Tell me about your new show. How exactly did “Foods” change to “World”?

When the “Bizarre Foods” Ecuador episode came out, and we had that scene with the witch doctor, you know, doing his mojo on me [a village shaman “cleansed” Zimmern by spitting fire on him and beating him with a live guinea pig], people responded more to that scene than to anything we had done before or since—and it was a non-food moment. In “Bizarre World” we take the exact same approach to finding cultural oddities as we do with the food stories—underwater hotels, restaurants made of ice in Finland, any pattern of unusual behavior with cultural antecedents. The “Bizarre World” concept allows us to incorporate non-food stories in as much as 50 percent of each show. We want to show parts of the culture [our viewers] haven’t seen before; we want to show what the country looks like in an immersive way that people wouldn’t normally see by themselves.

Where are you going with “Bizarre World”? What countries? What can we expect?

Rwanda, Belize, Finland, Bali, Greece ... I’ll be living with the bushmen tribe in the Kalahari desert. In Cuba, our story arc includes music and dance, religion, government restrictions, a country stopped in time—these things affect everything. For example, there are lobsters in Bay of Pigs, but you can’t harvest them. There are also “suicide cows”—you can raise cattle, but you’re not allowed to butcher them without a government permit, so if you’re a farmer and you’re starving, you push your cow in front of the train.

Your first book, “The Bizarre Truth: How I Walked out the Door Mouth First . . . and Came Back Shaking My Head,” was just released by Broadway. What’s it about?
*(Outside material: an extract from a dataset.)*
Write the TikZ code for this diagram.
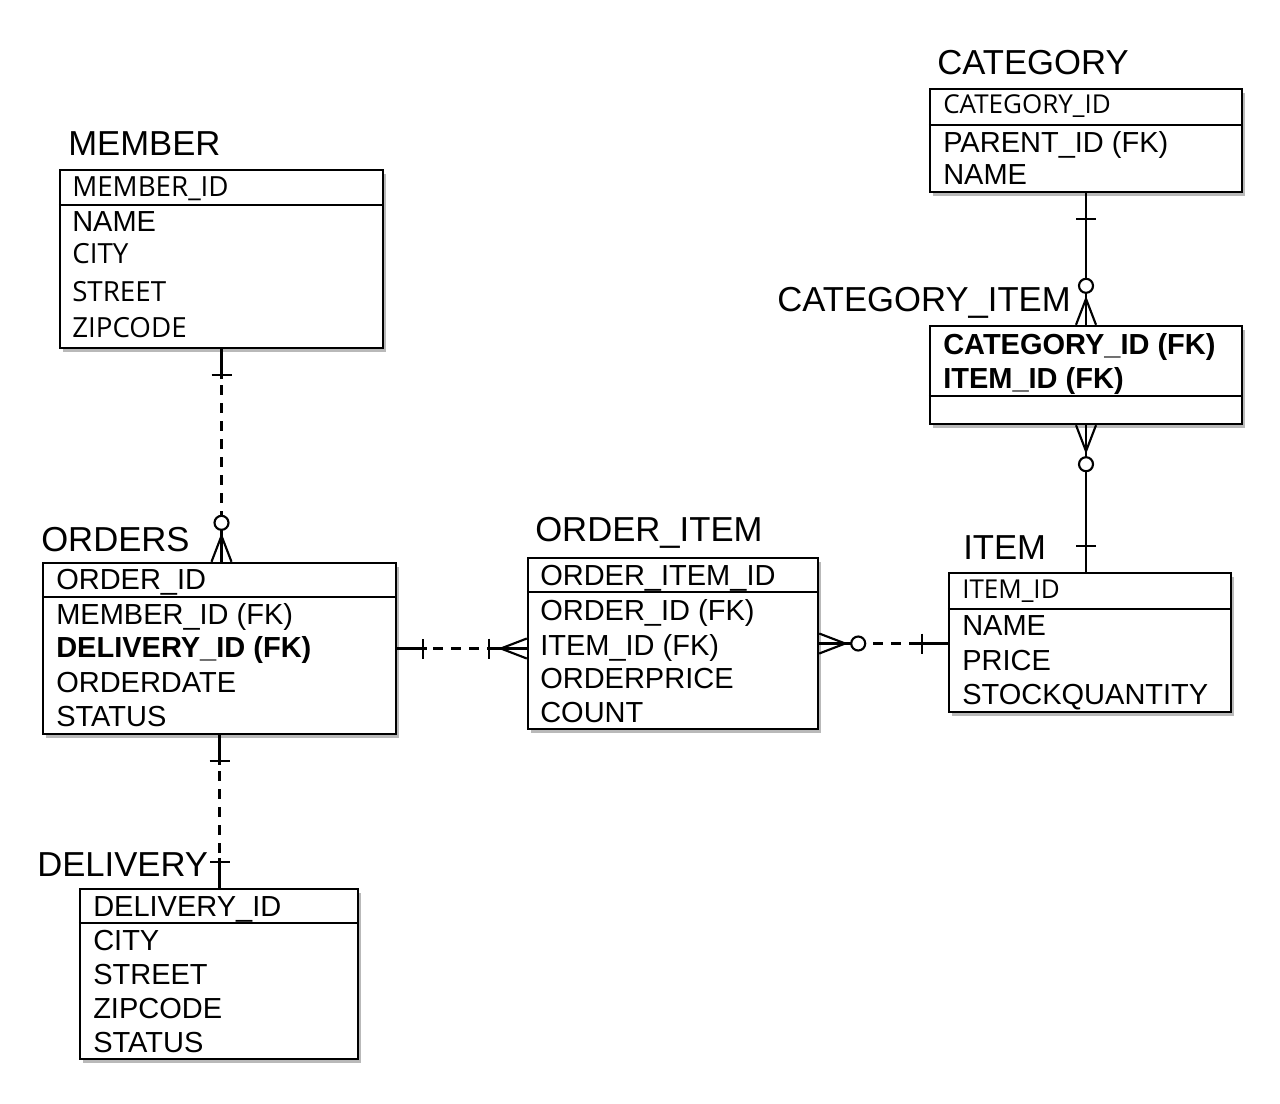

The book is a collection of my travel stories from the road. Having been around the world several times, I’ve had the opportunity to do some comparative cultural studies—and I use that term loosely, I’m not an anthropologist and I’m not a sociologist, but when you’ve seen people cooking grubs in 15 different countries around the world and you’ve seen how people react to them, both visitors and natives, you get a chance to put these stories into silos. The book is organized according to these themes that emerge—like disappearing cultural elements, or things that were once popular that are no longer popular. [I tell the story of] the last bullfighter restaurant In Madrid, and the last conch diver in Tobago—things that the modern world has brushed aside. I think there’s a lot to be learned from these people and their stories.